• **Short problem**
Transcribe the data in full and exactly, omitting any pictures.
··· Information provided ···
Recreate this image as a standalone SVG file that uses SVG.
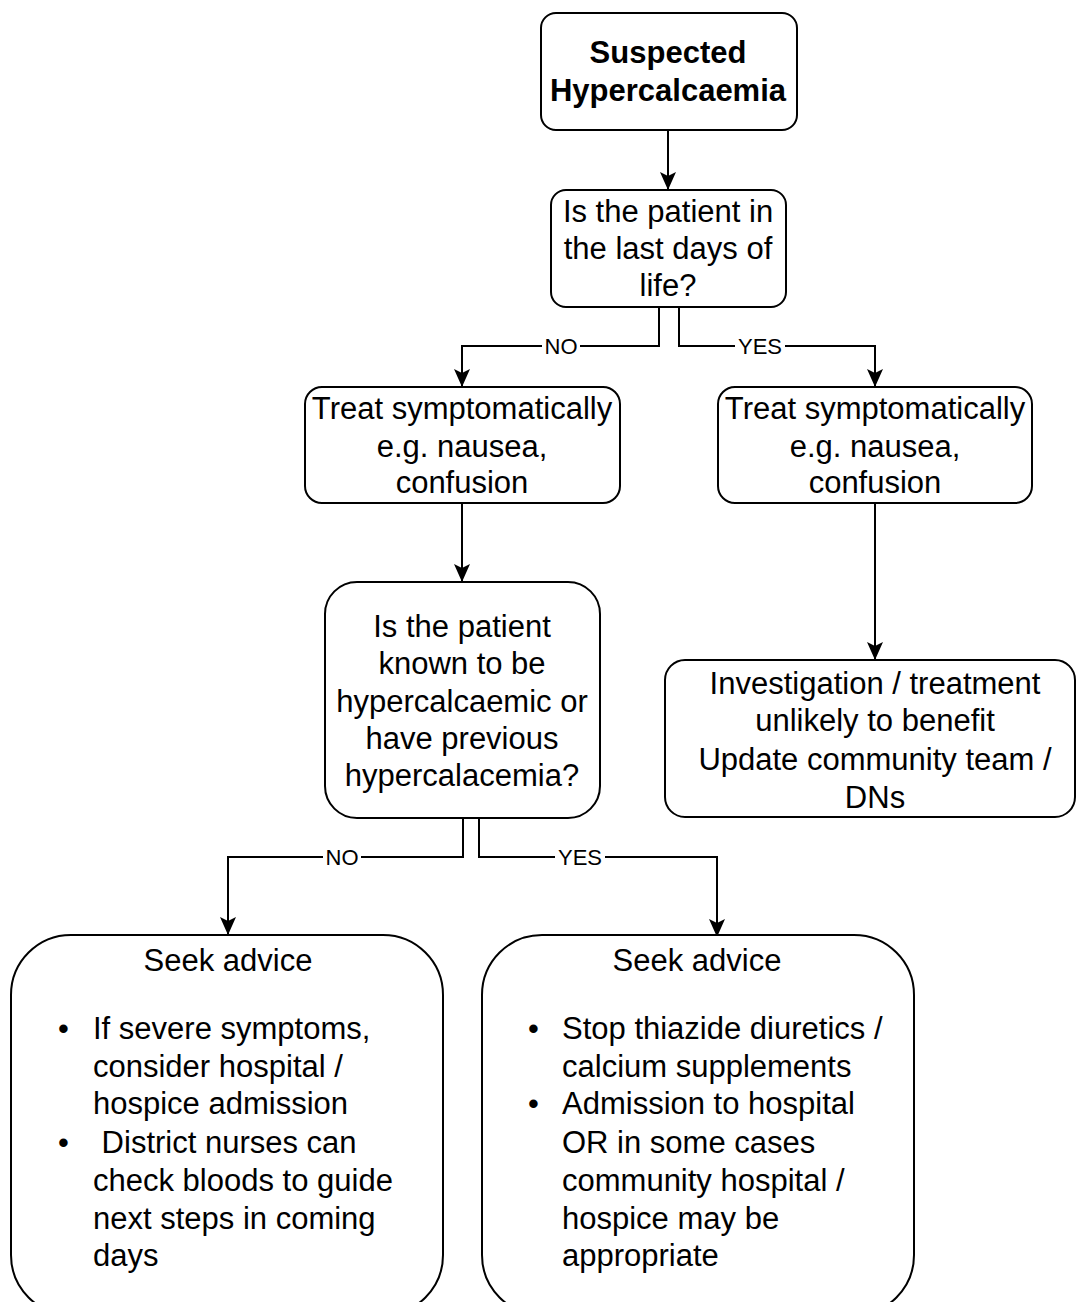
<svg xmlns="http://www.w3.org/2000/svg" width="1076" height="1302" viewBox="0 0 1076 1302">
  <style>
    .box { fill: #ffffff; stroke: #000000; stroke-width: 2; }
    .t { font-family: "Liberation Sans", Arial, Helvetica, sans-serif; font-size: 31px; fill: #000000; }
    .c { text-anchor: middle; }
    .b { font-weight: bold; }
    .wire { fill: none; stroke: #000000; stroke-width: 2; }
    .lbl { font-family: "Liberation Sans", Arial, Helvetica, sans-serif; font-size: 22px; fill: #000000; text-anchor: middle; }
  </style>
  <defs>
    <marker id="arrow" viewBox="0 0 18 16" refX="17" refY="8" markerWidth="18" markerHeight="16" markerUnits="userSpaceOnUse" orient="auto">
      <path d="M0,0 L18,8 L0,16 L4,8 Z" fill="#000000"/>
    </marker>
  </defs>
  <rect width="1076" height="1302" fill="#ffffff"/>

  <!-- connectors -->
  <g id="connectors">
    <path class="wire" d="M668,130 V189" marker-end="url(#arrow)"/>
    <path class="wire" d="M659,307 V346 H462 V386" marker-end="url(#arrow)"/>
    <path class="wire" d="M679,307 V346 H875 V386" marker-end="url(#arrow)"/>
    <path class="wire" d="M462,503 V581" marker-end="url(#arrow)"/>
    <path class="wire" d="M875,503 V659" marker-end="url(#arrow)"/>
    <path class="wire" d="M463,818 V857 H228 V934" marker-end="url(#arrow)"/>
    <path class="wire" d="M479,818 V857 H717 V936" marker-end="url(#arrow)"/>
    <rect x="542" y="334" width="38" height="24" fill="#ffffff"/>
    <text class="lbl" x="561" y="354">NO</text>
    <rect x="735" y="334" width="50" height="24" fill="#ffffff"/>
    <text class="lbl" x="760" y="354">YES</text>
    <rect x="323" y="845" width="38" height="24" fill="#ffffff"/>
    <text class="lbl" x="342" y="865">NO</text>
    <rect x="555" y="845" width="50" height="24" fill="#ffffff"/>
    <text class="lbl" x="580" y="865">YES</text>
  </g>

  <g id="start">
    <rect class="box" x="541" y="13" width="256" height="117" rx="15"/>
    <text class="t c b" x="668" y="63">Suspected</text>
    <text class="t c b" x="668" y="101">Hypercalcaemia</text>
  </g>

  <g id="last-days">
    <rect class="box" x="551" y="190" width="235" height="117" rx="15"/>
    <text class="t c" x="668" y="222">Is the patient in</text>
    <text class="t c" x="668" y="259">the last days of</text>
    <text class="t c" x="668" y="296">life?</text>
  </g>

  <g id="treat-no">
    <rect class="box" x="305" y="387" width="315" height="116" rx="17"/>
    <text class="t c" x="462" y="419">Treat symptomatically</text>
    <text class="t c" x="462" y="457">e.g. nausea,</text>
    <text class="t c" x="462" y="493">confusion</text>
  </g>

  <g id="treat-yes">
    <rect class="box" x="718" y="387" width="314" height="116" rx="17"/>
    <text class="t c" x="875" y="419">Treat symptomatically</text>
    <text class="t c" x="875" y="457">e.g. nausea,</text>
    <text class="t c" x="875" y="493">confusion</text>
  </g>

  <g id="known">
    <rect class="box" x="325" y="582" width="275" height="236" rx="32"/>
    <text class="t c" x="462" y="637">Is the patient</text>
    <text class="t c" x="462" y="674">known to be</text>
    <text class="t c" x="462" y="712">hypercalcaemic or</text>
    <text class="t c" x="462" y="749">have previous</text>
    <text class="t c" x="462" y="786">hypercalacemia?</text>
  </g>

  <g id="unlikely">
    <rect class="box" x="665" y="660" width="410" height="157" rx="20"/>
    <text class="t c" x="875" y="694">Investigation / treatment</text>
    <text class="t c" x="875" y="731">unlikely to benefit</text>
    <text class="t c" x="875" y="770">Update community team /</text>
    <text class="t c" x="875" y="808">DNs</text>
  </g>

  <g id="advice-no">
    <rect class="box" x="11" y="935" width="432" height="380" rx="60"/>
    <text class="t c" x="228" y="971">Seek advice</text>
    <text class="t" x="58" y="1039">•</text>
    <text class="t" x="93" y="1039">If severe symptoms,</text>
    <text class="t" x="93" y="1077">consider hospital /</text>
    <text class="t" x="93" y="1114">hospice admission</text>
    <text class="t" x="58" y="1153">•</text>
    <text class="t" x="93" y="1153" xml:space="preserve"> District nurses can</text>
    <text class="t" x="93" y="1191">check bloods to guide</text>
    <text class="t" x="93" y="1229">next steps in coming</text>
    <text class="t" x="93" y="1266">days</text>
  </g>

  <g id="advice-yes">
    <rect class="box" x="482" y="935" width="432" height="380" rx="60"/>
    <text class="t c" x="697" y="971">Seek advice</text>
    <text class="t" x="528" y="1039">•</text>
    <text class="t" x="562" y="1039">Stop thiazide diuretics /</text>
    <text class="t" x="562" y="1077">calcium supplements</text>
    <text class="t" x="528" y="1114">•</text>
    <text class="t" x="562" y="1114">Admission to hospital</text>
    <text class="t" x="562" y="1153">OR in some cases</text>
    <text class="t" x="562" y="1191">community hospital /</text>
    <text class="t" x="562" y="1229">hospice may be</text>
    <text class="t" x="562" y="1266">appropriate</text>
  </g>
</svg>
···
• **Exercise response**
Recreate this image as a standalone SVG file that uses SVG.
<svg xmlns="http://www.w3.org/2000/svg" width="1076" height="1302" viewBox="0 0 1076 1302">
  <style>
    .box { fill: #ffffff; stroke: #000000; stroke-width: 2; }
    .t { font-family: "Liberation Sans", Arial, Helvetica, sans-serif; font-size: 31px; fill: #000000; }
    .c { text-anchor: middle; }
    .b { font-weight: bold; }
    .wire { fill: none; stroke: #000000; stroke-width: 2; }
    .lbl { font-family: "Liberation Sans", Arial, Helvetica, sans-serif; font-size: 22px; fill: #000000; text-anchor: middle; }
  </style>
  <defs>
    <marker id="arrow" viewBox="0 0 18 16" refX="17" refY="8" markerWidth="18" markerHeight="16" markerUnits="userSpaceOnUse" orient="auto">
      <path d="M0,0 L18,8 L0,16 L4,8 Z" fill="#000000"/>
    </marker>
  </defs>
  <rect width="1076" height="1302" fill="#ffffff"/>

  <!-- connectors -->
  <g id="connectors">
    <path class="wire" d="M668,130 V189" marker-end="url(#arrow)"/>
    <path class="wire" d="M659,307 V346 H462 V386" marker-end="url(#arrow)"/>
    <path class="wire" d="M679,307 V346 H875 V386" marker-end="url(#arrow)"/>
    <path class="wire" d="M462,503 V581" marker-end="url(#arrow)"/>
    <path class="wire" d="M875,503 V659" marker-end="url(#arrow)"/>
    <path class="wire" d="M463,818 V857 H228 V934" marker-end="url(#arrow)"/>
    <path class="wire" d="M479,818 V857 H717 V936" marker-end="url(#arrow)"/>
    <rect x="542" y="334" width="38" height="24" fill="#ffffff"/>
    <text class="lbl" x="561" y="354">NO</text>
    <rect x="735" y="334" width="50" height="24" fill="#ffffff"/>
    <text class="lbl" x="760" y="354">YES</text>
    <rect x="323" y="845" width="38" height="24" fill="#ffffff"/>
    <text class="lbl" x="342" y="865">NO</text>
    <rect x="555" y="845" width="50" height="24" fill="#ffffff"/>
    <text class="lbl" x="580" y="865">YES</text>
  </g>

  <g id="start">
    <rect class="box" x="541" y="13" width="256" height="117" rx="15"/>
    <text class="t c b" x="668" y="63">Suspected</text>
    <text class="t c b" x="668" y="101">Hypercalcaemia</text>
  </g>

  <g id="last-days">
    <rect class="box" x="551" y="190" width="235" height="117" rx="15"/>
    <text class="t c" x="668" y="222">Is the patient in</text>
    <text class="t c" x="668" y="259">the last days of</text>
    <text class="t c" x="668" y="296">life?</text>
  </g>

  <g id="treat-no">
    <rect class="box" x="305" y="387" width="315" height="116" rx="17"/>
    <text class="t c" x="462" y="419">Treat symptomatically</text>
    <text class="t c" x="462" y="457">e.g. nausea,</text>
    <text class="t c" x="462" y="493">confusion</text>
  </g>

  <g id="treat-yes">
    <rect class="box" x="718" y="387" width="314" height="116" rx="17"/>
    <text class="t c" x="875" y="419">Treat symptomatically</text>
    <text class="t c" x="875" y="457">e.g. nausea,</text>
    <text class="t c" x="875" y="493">confusion</text>
  </g>

  <g id="known">
    <rect class="box" x="325" y="582" width="275" height="236" rx="32"/>
    <text class="t c" x="462" y="637">Is the patient</text>
    <text class="t c" x="462" y="674">known to be</text>
    <text class="t c" x="462" y="712">hypercalcaemic or</text>
    <text class="t c" x="462" y="749">have previous</text>
    <text class="t c" x="462" y="786">hypercalacemia?</text>
  </g>

  <g id="unlikely">
    <rect class="box" x="665" y="660" width="410" height="157" rx="20"/>
    <text class="t c" x="875" y="694">Investigation / treatment</text>
    <text class="t c" x="875" y="731">unlikely to benefit</text>
    <text class="t c" x="875" y="770">Update community team /</text>
    <text class="t c" x="875" y="808">DNs</text>
  </g>

  <g id="advice-no">
    <rect class="box" x="11" y="935" width="432" height="380" rx="60"/>
    <text class="t c" x="228" y="971">Seek advice</text>
    <text class="t" x="58" y="1039">•</text>
    <text class="t" x="93" y="1039">If severe symptoms,</text>
    <text class="t" x="93" y="1077">consider hospital /</text>
    <text class="t" x="93" y="1114">hospice admission</text>
    <text class="t" x="58" y="1153">•</text>
    <text class="t" x="93" y="1153" xml:space="preserve"> District nurses can</text>
    <text class="t" x="93" y="1191">check bloods to guide</text>
    <text class="t" x="93" y="1229">next steps in coming</text>
    <text class="t" x="93" y="1266">days</text>
  </g>

  <g id="advice-yes">
    <rect class="box" x="482" y="935" width="432" height="380" rx="60"/>
    <text class="t c" x="697" y="971">Seek advice</text>
    <text class="t" x="528" y="1039">•</text>
    <text class="t" x="562" y="1039">Stop thiazide diuretics /</text>
    <text class="t" x="562" y="1077">calcium supplements</text>
    <text class="t" x="528" y="1114">•</text>
    <text class="t" x="562" y="1114">Admission to hospital</text>
    <text class="t" x="562" y="1153">OR in some cases</text>
    <text class="t" x="562" y="1191">community hospital /</text>
    <text class="t" x="562" y="1229">hospice may be</text>
    <text class="t" x="562" y="1266">appropriate</text>
  </g>
</svg>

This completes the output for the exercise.